I am often reminded of the Fram Oil Filter television commercials from the seventies where the auto mechanic had to give a car owner bad news about their car problems. The commercial always ended with the mechanic telling a person, “You can pay me now or pay me later.”
The moral of the commercial was to change your engine oil often and always, always use Fram oil filters to prevent engine problems. The same moral is true for lawn care and especially lawn weed control. No, not using Fram oil filters, but doing the proper lawn practices now to prevent weed problems later.
Weed control in a lawn or hayfield is more than spraying a weed killer. Certain weeds pop up because soil conditions are just right for their existence. With a little research you can learn why some weeds pop up and how to prevent them without the use of pesticides. Clover makes its own nitrogen and will pop up where little fertilizer is applied. Other weeds that might be present in soils with low nitrogen levels include chickweed, lespedeza, and broomsedge. Lawns with lots of shade, poor drainage and sometimes large trees or shrubs have problems with moss, sedges, rushes and dichondra. Do your homework before applying the weed killer or your problem will not go away.
Many times homeowners who treat their own lawns fail to treat at the right time when trying to control weeds. Plants grow vegetative in the first part of their life and most are easily controlled at this stage. Then plants enter a reproductive stage (flowering and seed production) where they are more difficult to control.
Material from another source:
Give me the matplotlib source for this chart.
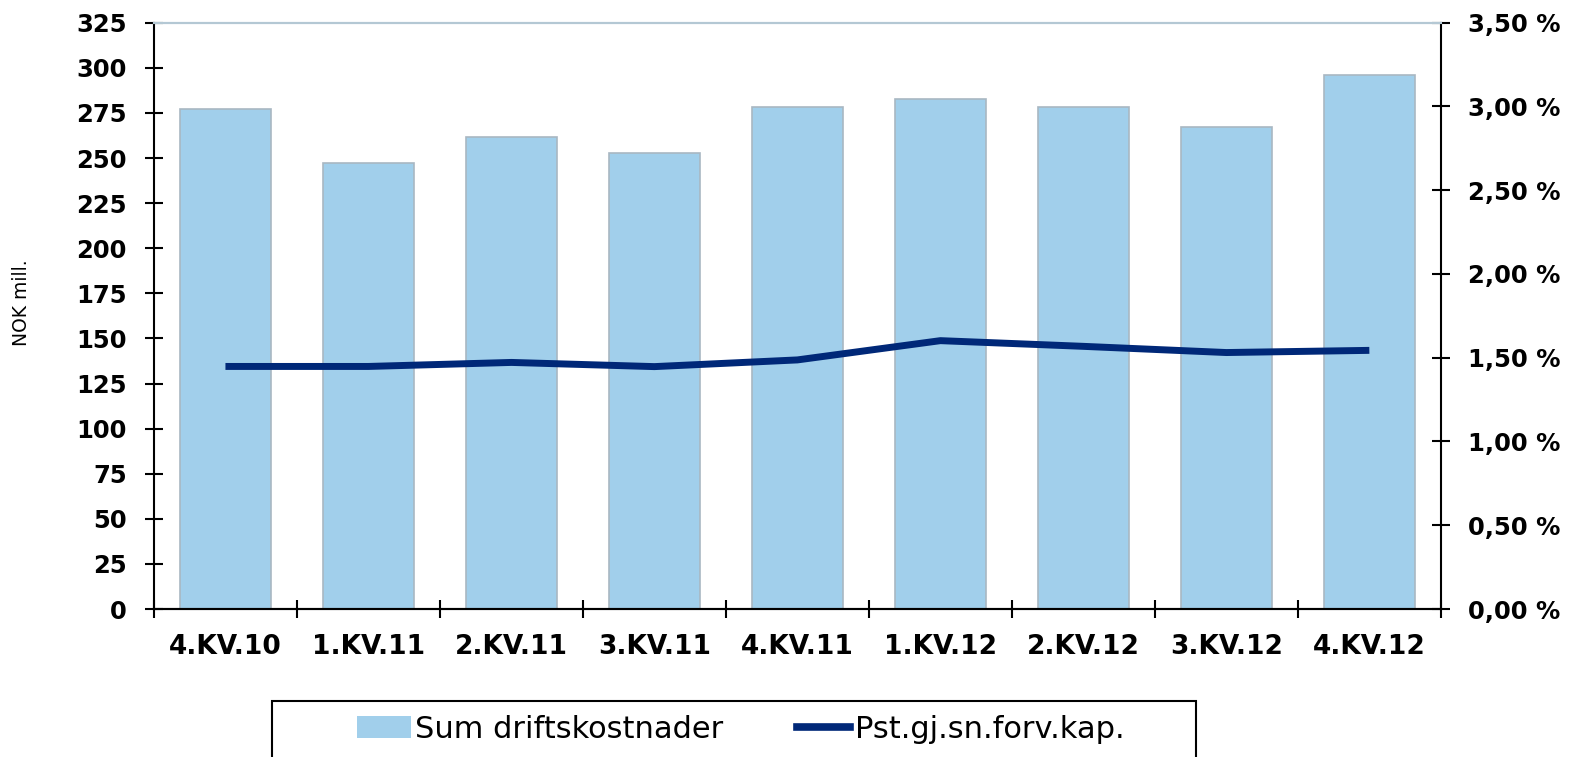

Then plants mature and die. Most new homes today are sodded with Bermuda front lawns which look great in summer. But when winter comes, the lawn goes dormant. Then as spring arrives the dormant Bermuda lawn looks like a wildflower field with tons of winter annual weeds blooming.
This year “Pay me now” so you do not have to “pay me later.” Put out a pre-emergence herbicide to prevent those winter annual weeds from becoming a problem. Pre-emergence herbicides do not prevent weed seeds from germinating, but rather control the young seedling plants as they come in contact with the herbicide. Plus you will not have to look at those ugly weeds or their blooms. Sept. 15 –30 is the best time to apply a pre-emergence herbicide for winter annual weeds.
Just like motor oils today, one product will not work for all cars. One pre-emergence herbicide will not prevent all weeds. Correct weed identification is very important. You can bring samples by the Barrow County Extension Office for positive identification or go on line to check out the UGA Crop and Soil Science maintained web page, www.gaweed.com, to view PowerPoint slide shows or weed picture galleries. The power point presentations explain homeowner herbicides, weed control in Fescue lawns, weed control in Bermuda Lawns and weed control in Centipede lawns plus many other topics.
Pre-emergence herbicides are generally safer to nearby trees and shrubs compared to post emergence herbicides, however you cannot overseed for 2 - 4 months after application.
To be most effective, the lawn will need to receive a good soaking rain or be irrigated within seven days after application of a pre-emergence herbicide. Also, too much rain will dilute the herbicide. This spring many lawns treated with a pre-emergence herbicide last fall had heavy weed infestations due to the heavy rains last fall and this spring. If weeds escape your preventative efforts, then apply a post emergence treatment to your lawn in late February or early March. With all pesticides read and follow the label directions. These will tell you which grasses you can use each product on and safety precautions.
Examples of easily found pre emergence herbicides include Bayer Season Long Weed Control for Lawns, Green Light Amaze, Sta Green Crabgrass Preventer, Vigoro Crabgrass Preventer, Team, Halts, Surflan, Betasan, Balan, XL, Gallery, Snapshot.